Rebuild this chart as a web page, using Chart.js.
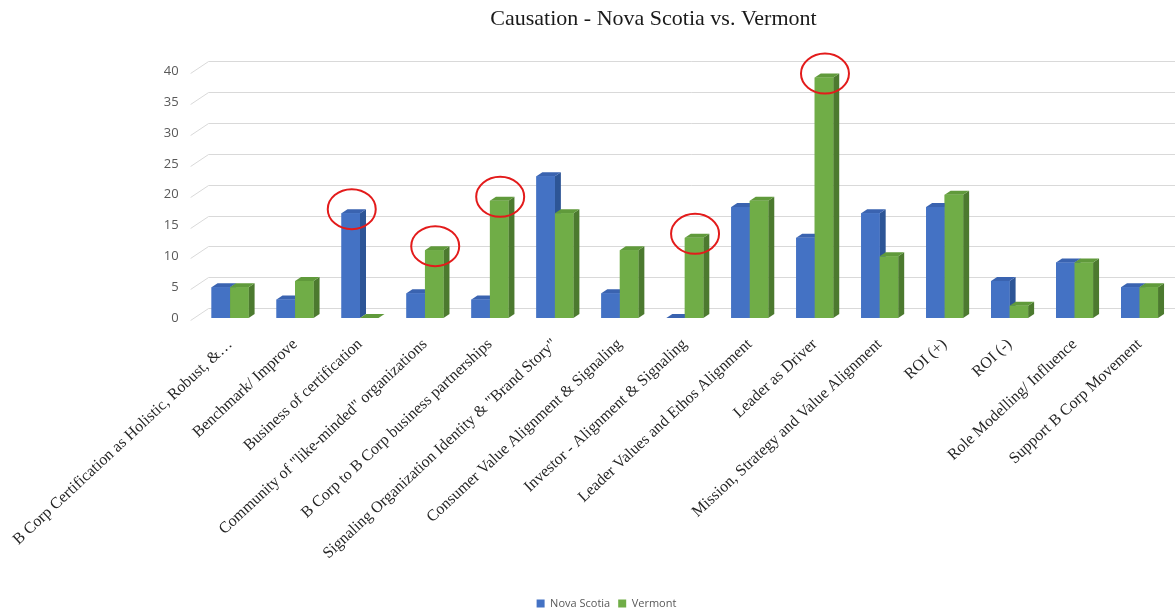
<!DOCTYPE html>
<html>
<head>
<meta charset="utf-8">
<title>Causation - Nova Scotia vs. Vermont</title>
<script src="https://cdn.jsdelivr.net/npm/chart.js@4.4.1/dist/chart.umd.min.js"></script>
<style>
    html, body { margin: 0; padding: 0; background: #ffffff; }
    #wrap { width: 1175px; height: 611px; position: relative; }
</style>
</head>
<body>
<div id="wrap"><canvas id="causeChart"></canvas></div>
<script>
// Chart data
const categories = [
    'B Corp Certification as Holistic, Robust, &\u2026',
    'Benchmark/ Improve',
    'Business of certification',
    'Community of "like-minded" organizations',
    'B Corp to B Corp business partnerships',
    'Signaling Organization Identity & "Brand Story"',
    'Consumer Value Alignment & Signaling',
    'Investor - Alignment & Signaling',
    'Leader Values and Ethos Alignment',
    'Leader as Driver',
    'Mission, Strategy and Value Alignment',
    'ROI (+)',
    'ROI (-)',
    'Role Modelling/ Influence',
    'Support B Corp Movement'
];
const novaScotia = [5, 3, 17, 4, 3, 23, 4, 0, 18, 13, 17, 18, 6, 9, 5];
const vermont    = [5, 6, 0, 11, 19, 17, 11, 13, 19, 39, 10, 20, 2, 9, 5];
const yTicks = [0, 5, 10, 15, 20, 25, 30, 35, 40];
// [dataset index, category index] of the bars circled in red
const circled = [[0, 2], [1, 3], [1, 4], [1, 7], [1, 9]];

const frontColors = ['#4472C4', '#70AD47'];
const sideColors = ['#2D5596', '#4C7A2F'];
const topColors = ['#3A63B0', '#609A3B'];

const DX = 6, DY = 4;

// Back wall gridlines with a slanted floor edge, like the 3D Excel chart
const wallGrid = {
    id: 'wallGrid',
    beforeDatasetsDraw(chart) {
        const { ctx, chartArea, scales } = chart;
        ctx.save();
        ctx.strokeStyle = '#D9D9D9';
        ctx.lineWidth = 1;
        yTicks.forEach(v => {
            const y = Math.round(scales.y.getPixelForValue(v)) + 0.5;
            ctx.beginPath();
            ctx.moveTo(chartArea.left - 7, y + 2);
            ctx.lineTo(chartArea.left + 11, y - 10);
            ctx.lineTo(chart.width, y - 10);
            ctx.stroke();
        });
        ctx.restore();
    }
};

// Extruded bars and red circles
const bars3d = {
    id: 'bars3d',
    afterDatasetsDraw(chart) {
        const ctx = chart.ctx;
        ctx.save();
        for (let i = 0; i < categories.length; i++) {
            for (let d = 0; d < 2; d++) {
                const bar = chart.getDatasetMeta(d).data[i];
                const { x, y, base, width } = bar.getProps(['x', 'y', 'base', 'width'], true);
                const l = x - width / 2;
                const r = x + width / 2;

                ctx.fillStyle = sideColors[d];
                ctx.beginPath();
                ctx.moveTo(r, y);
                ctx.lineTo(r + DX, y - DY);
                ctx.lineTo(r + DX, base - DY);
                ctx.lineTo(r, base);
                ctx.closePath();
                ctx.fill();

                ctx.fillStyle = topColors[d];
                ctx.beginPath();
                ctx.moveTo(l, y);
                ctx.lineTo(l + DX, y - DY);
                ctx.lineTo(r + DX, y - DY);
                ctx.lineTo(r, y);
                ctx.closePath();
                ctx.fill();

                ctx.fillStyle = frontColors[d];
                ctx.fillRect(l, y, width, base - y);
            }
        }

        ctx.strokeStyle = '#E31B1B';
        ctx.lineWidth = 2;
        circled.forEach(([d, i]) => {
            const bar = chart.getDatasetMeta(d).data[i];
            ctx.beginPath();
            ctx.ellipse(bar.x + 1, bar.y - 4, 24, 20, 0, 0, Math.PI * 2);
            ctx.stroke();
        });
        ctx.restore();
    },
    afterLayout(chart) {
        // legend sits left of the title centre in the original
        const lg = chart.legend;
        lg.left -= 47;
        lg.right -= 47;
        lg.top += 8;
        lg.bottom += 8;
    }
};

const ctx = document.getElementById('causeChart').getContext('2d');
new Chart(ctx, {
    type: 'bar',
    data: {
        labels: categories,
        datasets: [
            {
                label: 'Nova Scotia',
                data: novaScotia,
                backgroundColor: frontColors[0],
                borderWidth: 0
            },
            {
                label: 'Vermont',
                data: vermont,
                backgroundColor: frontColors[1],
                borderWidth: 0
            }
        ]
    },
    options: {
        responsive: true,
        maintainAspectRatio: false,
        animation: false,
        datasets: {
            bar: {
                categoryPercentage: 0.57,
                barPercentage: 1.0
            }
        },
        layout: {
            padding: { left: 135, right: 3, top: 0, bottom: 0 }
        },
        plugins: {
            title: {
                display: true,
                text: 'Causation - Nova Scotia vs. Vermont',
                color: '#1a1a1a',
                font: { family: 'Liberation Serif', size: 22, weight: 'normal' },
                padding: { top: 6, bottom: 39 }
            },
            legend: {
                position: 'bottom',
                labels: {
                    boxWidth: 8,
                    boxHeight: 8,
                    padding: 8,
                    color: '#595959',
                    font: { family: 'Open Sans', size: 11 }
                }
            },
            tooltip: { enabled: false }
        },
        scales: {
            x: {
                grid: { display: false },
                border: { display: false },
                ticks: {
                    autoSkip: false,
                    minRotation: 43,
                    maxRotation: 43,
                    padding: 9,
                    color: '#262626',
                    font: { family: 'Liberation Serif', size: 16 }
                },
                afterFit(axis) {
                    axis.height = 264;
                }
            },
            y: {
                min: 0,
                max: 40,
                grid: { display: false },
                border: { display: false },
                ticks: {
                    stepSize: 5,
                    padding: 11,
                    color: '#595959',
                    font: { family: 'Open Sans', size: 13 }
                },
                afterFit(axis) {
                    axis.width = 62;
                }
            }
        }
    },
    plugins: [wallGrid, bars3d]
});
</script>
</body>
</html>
*****
**What you have to do:**
Transcribe the whole listing exactly. Pictures stay out of your copy.

**Written answer:**
Rebuild this chart as a web page, using Chart.js.
<!DOCTYPE html>
<html>
<head>
<meta charset="utf-8">
<title>Causation - Nova Scotia vs. Vermont</title>
<script src="https://cdn.jsdelivr.net/npm/chart.js@4.4.1/dist/chart.umd.min.js"></script>
<style>
    html, body { margin: 0; padding: 0; background: #ffffff; }
    #wrap { width: 1175px; height: 611px; position: relative; }
</style>
</head>
<body>
<div id="wrap"><canvas id="causeChart"></canvas></div>
<script>
// Chart data
const categories = [
    'B Corp Certification as Holistic, Robust, &\u2026',
    'Benchmark/ Improve',
    'Business of certification',
    'Community of "like-minded" organizations',
    'B Corp to B Corp business partnerships',
    'Signaling Organization Identity & "Brand Story"',
    'Consumer Value Alignment & Signaling',
    'Investor - Alignment & Signaling',
    'Leader Values and Ethos Alignment',
    'Leader as Driver',
    'Mission, Strategy and Value Alignment',
    'ROI (+)',
    'ROI (-)',
    'Role Modelling/ Influence',
    'Support B Corp Movement'
];
const novaScotia = [5, 3, 17, 4, 3, 23, 4, 0, 18, 13, 17, 18, 6, 9, 5];
const vermont    = [5, 6, 0, 11, 19, 17, 11, 13, 19, 39, 10, 20, 2, 9, 5];
const yTicks = [0, 5, 10, 15, 20, 25, 30, 35, 40];
// [dataset index, category index] of the bars circled in red
const circled = [[0, 2], [1, 3], [1, 4], [1, 7], [1, 9]];

const frontColors = ['#4472C4', '#70AD47'];
const sideColors = ['#2D5596', '#4C7A2F'];
const topColors = ['#3A63B0', '#609A3B'];

const DX = 6, DY = 4;

// Back wall gridlines with a slanted floor edge, like the 3D Excel chart
const wallGrid = {
    id: 'wallGrid',
    beforeDatasetsDraw(chart) {
        const { ctx, chartArea, scales } = chart;
        ctx.save();
        ctx.strokeStyle = '#D9D9D9';
        ctx.lineWidth = 1;
        yTicks.forEach(v => {
            const y = Math.round(scales.y.getPixelForValue(v)) + 0.5;
            ctx.beginPath();
            ctx.moveTo(chartArea.left - 7, y + 2);
            ctx.lineTo(chartArea.left + 11, y - 10);
            ctx.lineTo(chart.width, y - 10);
            ctx.stroke();
        });
        ctx.restore();
    }
};

// Extruded bars and red circles
const bars3d = {
    id: 'bars3d',
    afterDatasetsDraw(chart) {
        const ctx = chart.ctx;
        ctx.save();
        for (let i = 0; i < categories.length; i++) {
            for (let d = 0; d < 2; d++) {
                const bar = chart.getDatasetMeta(d).data[i];
                const { x, y, base, width } = bar.getProps(['x', 'y', 'base', 'width'], true);
                const l = x - width / 2;
                const r = x + width / 2;

                ctx.fillStyle = sideColors[d];
                ctx.beginPath();
                ctx.moveTo(r, y);
                ctx.lineTo(r + DX, y - DY);
                ctx.lineTo(r + DX, base - DY);
                ctx.lineTo(r, base);
                ctx.closePath();
                ctx.fill();

                ctx.fillStyle = topColors[d];
                ctx.beginPath();
                ctx.moveTo(l, y);
                ctx.lineTo(l + DX, y - DY);
                ctx.lineTo(r + DX, y - DY);
                ctx.lineTo(r, y);
                ctx.closePath();
                ctx.fill();

                ctx.fillStyle = frontColors[d];
                ctx.fillRect(l, y, width, base - y);
            }
        }

        ctx.strokeStyle = '#E31B1B';
        ctx.lineWidth = 2;
        circled.forEach(([d, i]) => {
            const bar = chart.getDatasetMeta(d).data[i];
            ctx.beginPath();
            ctx.ellipse(bar.x + 1, bar.y - 4, 24, 20, 0, 0, Math.PI * 2);
            ctx.stroke();
        });
        ctx.restore();
    },
    afterLayout(chart) {
        // legend sits left of the title centre in the original
        const lg = chart.legend;
        lg.left -= 47;
        lg.right -= 47;
        lg.top += 8;
        lg.bottom += 8;
    }
};

const ctx = document.getElementById('causeChart').getContext('2d');
new Chart(ctx, {
    type: 'bar',
    data: {
        labels: categories,
        datasets: [
            {
                label: 'Nova Scotia',
                data: novaScotia,
                backgroundColor: frontColors[0],
                borderWidth: 0
            },
            {
                label: 'Vermont',
                data: vermont,
                backgroundColor: frontColors[1],
                borderWidth: 0
            }
        ]
    },
    options: {
        responsive: true,
        maintainAspectRatio: false,
        animation: false,
        datasets: {
            bar: {
                categoryPercentage: 0.57,
                barPercentage: 1.0
            }
        },
        layout: {
            padding: { left: 135, right: 3, top: 0, bottom: 0 }
        },
        plugins: {
            title: {
                display: true,
                text: 'Causation - Nova Scotia vs. Vermont',
                color: '#1a1a1a',
                font: { family: 'Liberation Serif', size: 22, weight: 'normal' },
                padding: { top: 6, bottom: 39 }
            },
            legend: {
                position: 'bottom',
                labels: {
                    boxWidth: 8,
                    boxHeight: 8,
                    padding: 8,
                    color: '#595959',
                    font: { family: 'Open Sans', size: 11 }
                }
            },
            tooltip: { enabled: false }
        },
        scales: {
            x: {
                grid: { display: false },
                border: { display: false },
                ticks: {
                    autoSkip: false,
                    minRotation: 43,
                    maxRotation: 43,
                    padding: 9,
                    color: '#262626',
                    font: { family: 'Liberation Serif', size: 16 }
                },
                afterFit(axis) {
                    axis.height = 264;
                }
            },
            y: {
                min: 0,
                max: 40,
                grid: { display: false },
                border: { display: false },
                ticks: {
                    stepSize: 5,
                    padding: 11,
                    color: '#595959',
                    font: { family: 'Open Sans', size: 13 }
                },
                afterFit(axis) {
                    axis.width = 62;
                }
            }
        }
    },
    plugins: [wallGrid, bars3d]
});
</script>
</body>
</html>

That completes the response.